--- Dataset content ---
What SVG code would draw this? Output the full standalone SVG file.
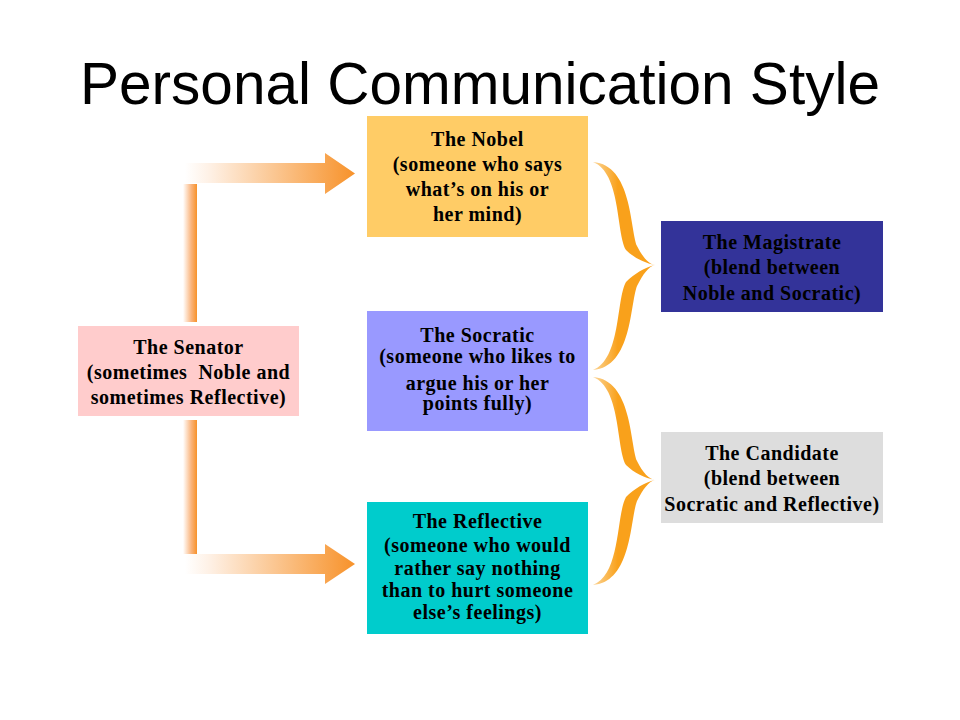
<svg xmlns="http://www.w3.org/2000/svg" width="960" height="720" viewBox="0 0 960 720">
<defs>
<style>
.t{font-family:"Liberation Serif","Times New Roman",serif;font-weight:bold;font-size:20px;letter-spacing:0.5px;fill:#000;text-anchor:middle}
.title{font-family:"Liberation Sans",Arial,sans-serif;font-size:58.5px;fill:#000;text-anchor:middle}
</style>
<linearGradient id="gh" x1="0" y1="0" x2="1" y2="0">
<stop offset="0" stop-color="#FFFFFF"/>
<stop offset="0.15" stop-color="#FEF0E4"/>
<stop offset="1" stop-color="#F7922A"/>
</linearGradient>
<linearGradient id="gv" x1="0" y1="0" x2="1" y2="0">
<stop offset="0" stop-color="#FFFFFF"/>
<stop offset="0.6" stop-color="#FAB37A"/>
<stop offset="1" stop-color="#F7922A"/>
</linearGradient>
<linearGradient id="gb" x1="0" y1="0" x2="1" y2="0">
<stop offset="0" stop-color="#FBD69A"/>
<stop offset="0.4" stop-color="#F9A11B"/>
<stop offset="1" stop-color="#F9A11B"/>
</linearGradient>
<g id="brace">
<path fill="url(#gb)" d="M-62,-103 C-23,-100 -25,-37 -18,-19 C-12,-7 -6,-1 0,0 C-10,-2 -21,-7 -29,-15 C-39,-33 -34,-92 -62,-103 Z"/>
<path fill="url(#gb)" d="M-62,105 C-23,102 -25,39 -18,21 C-12,9 -6,1 0,0 C-10,2 -21,9 -29,17 C-39,35 -34,94 -62,105 Z"/>
</g>
</defs>
<rect width="960" height="720" fill="#FFFFFF"/>
<text class="title" x="480" y="104">Personal Communication Style</text>

<g id="connectors">
<rect x="183" y="184" width="14" height="138" fill="url(#gv)"/>
<rect x="183" y="420" width="14" height="134" fill="url(#gv)"/>
<path fill="url(#gh)" d="M185,163 H325 V153 L355,173.5 L325,194 V183 H185 Z"/>
<path fill="url(#gh)" d="M185,554 H325 V544 L355,564 L325,584 V574 H185 Z"/>
<use href="#brace" x="655" y="265"/>
<use href="#brace" x="655" y="480"/>
</g>

<g id="nobel">
<rect x="367" y="116" width="221" height="121" fill="#FFCC66"/>
<text class="t" x="477.5" y="146">The Nobel</text>
<text class="t" x="477.5" y="171">(someone who says</text>
<text class="t" x="477.5" y="196">what’s on his or</text>
<text class="t" x="477.5" y="221">her mind)</text>
</g>

<g id="socratic">
<rect x="367" y="311" width="221" height="120" fill="#9999FF"/>
<text class="t" x="477.5" y="342">The Socratic</text>
<text class="t" x="477.5" y="363">(someone who likes to</text>
<text class="t" x="477.5" y="390">argue his or her</text>
<text class="t" x="477.5" y="410">points fully)</text>
</g>

<g id="reflective">
<rect x="367" y="502" width="221" height="132" fill="#00CCCC"/>
<text class="t" x="477.5" y="528">The Reflective</text>
<text class="t" x="477.5" y="552">(someone who would</text>
<text class="t" x="477.5" y="575">rather say nothing</text>
<text class="t" x="477.5" y="597">than to hurt someone</text>
<text class="t" x="477.5" y="619">else’s feelings)</text>
</g>

<g id="senator">
<rect x="78" y="326" width="221" height="90" fill="#FFCCCC"/>
<text class="t" x="188.5" y="354">The Senator</text>
<text class="t" x="188.5" y="379" xml:space="preserve">(sometimes  Noble and</text>
<text class="t" x="188.5" y="404">sometimes Reflective)</text>
</g>

<g id="magistrate">
<rect x="661" y="221" width="222" height="91" fill="#333399"/>
<text class="t" x="772" y="249">The Magistrate</text>
<text class="t" x="772" y="274">(blend between</text>
<text class="t" x="772" y="300">Noble and Socratic)</text>
</g>

<g id="candidate">
<rect x="661" y="432" width="222" height="91" fill="#DDDDDD"/>
<text class="t" x="772" y="460">The Candidate</text>
<text class="t" x="772" y="485">(blend between</text>
<text class="t" x="772" y="511">Socratic and Reflective)</text>
</g>
</svg>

--- Brief ---
Write out the whole listing again, exactly, with no pictures.

--- Final result ---
What SVG code would draw this? Output the full standalone SVG file.
<svg xmlns="http://www.w3.org/2000/svg" width="960" height="720" viewBox="0 0 960 720">
<defs>
<style>
.t{font-family:"Liberation Serif","Times New Roman",serif;font-weight:bold;font-size:20px;letter-spacing:0.5px;fill:#000;text-anchor:middle}
.title{font-family:"Liberation Sans",Arial,sans-serif;font-size:58.5px;fill:#000;text-anchor:middle}
</style>
<linearGradient id="gh" x1="0" y1="0" x2="1" y2="0">
<stop offset="0" stop-color="#FFFFFF"/>
<stop offset="0.15" stop-color="#FEF0E4"/>
<stop offset="1" stop-color="#F7922A"/>
</linearGradient>
<linearGradient id="gv" x1="0" y1="0" x2="1" y2="0">
<stop offset="0" stop-color="#FFFFFF"/>
<stop offset="0.6" stop-color="#FAB37A"/>
<stop offset="1" stop-color="#F7922A"/>
</linearGradient>
<linearGradient id="gb" x1="0" y1="0" x2="1" y2="0">
<stop offset="0" stop-color="#FBD69A"/>
<stop offset="0.4" stop-color="#F9A11B"/>
<stop offset="1" stop-color="#F9A11B"/>
</linearGradient>
<g id="brace">
<path fill="url(#gb)" d="M-62,-103 C-23,-100 -25,-37 -18,-19 C-12,-7 -6,-1 0,0 C-10,-2 -21,-7 -29,-15 C-39,-33 -34,-92 -62,-103 Z"/>
<path fill="url(#gb)" d="M-62,105 C-23,102 -25,39 -18,21 C-12,9 -6,1 0,0 C-10,2 -21,9 -29,17 C-39,35 -34,94 -62,105 Z"/>
</g>
</defs>
<rect width="960" height="720" fill="#FFFFFF"/>
<text class="title" x="480" y="104">Personal Communication Style</text>

<g id="connectors">
<rect x="183" y="184" width="14" height="138" fill="url(#gv)"/>
<rect x="183" y="420" width="14" height="134" fill="url(#gv)"/>
<path fill="url(#gh)" d="M185,163 H325 V153 L355,173.5 L325,194 V183 H185 Z"/>
<path fill="url(#gh)" d="M185,554 H325 V544 L355,564 L325,584 V574 H185 Z"/>
<use href="#brace" x="655" y="265"/>
<use href="#brace" x="655" y="480"/>
</g>

<g id="nobel">
<rect x="367" y="116" width="221" height="121" fill="#FFCC66"/>
<text class="t" x="477.5" y="146">The Nobel</text>
<text class="t" x="477.5" y="171">(someone who says</text>
<text class="t" x="477.5" y="196">what’s on his or</text>
<text class="t" x="477.5" y="221">her mind)</text>
</g>

<g id="socratic">
<rect x="367" y="311" width="221" height="120" fill="#9999FF"/>
<text class="t" x="477.5" y="342">The Socratic</text>
<text class="t" x="477.5" y="363">(someone who likes to</text>
<text class="t" x="477.5" y="390">argue his or her</text>
<text class="t" x="477.5" y="410">points fully)</text>
</g>

<g id="reflective">
<rect x="367" y="502" width="221" height="132" fill="#00CCCC"/>
<text class="t" x="477.5" y="528">The Reflective</text>
<text class="t" x="477.5" y="552">(someone who would</text>
<text class="t" x="477.5" y="575">rather say nothing</text>
<text class="t" x="477.5" y="597">than to hurt someone</text>
<text class="t" x="477.5" y="619">else’s feelings)</text>
</g>

<g id="senator">
<rect x="78" y="326" width="221" height="90" fill="#FFCCCC"/>
<text class="t" x="188.5" y="354">The Senator</text>
<text class="t" x="188.5" y="379" xml:space="preserve">(sometimes  Noble and</text>
<text class="t" x="188.5" y="404">sometimes Reflective)</text>
</g>

<g id="magistrate">
<rect x="661" y="221" width="222" height="91" fill="#333399"/>
<text class="t" x="772" y="249">The Magistrate</text>
<text class="t" x="772" y="274">(blend between</text>
<text class="t" x="772" y="300">Noble and Socratic)</text>
</g>

<g id="candidate">
<rect x="661" y="432" width="222" height="91" fill="#DDDDDD"/>
<text class="t" x="772" y="460">The Candidate</text>
<text class="t" x="772" y="485">(blend between</text>
<text class="t" x="772" y="511">Socratic and Reflective)</text>
</g>
</svg>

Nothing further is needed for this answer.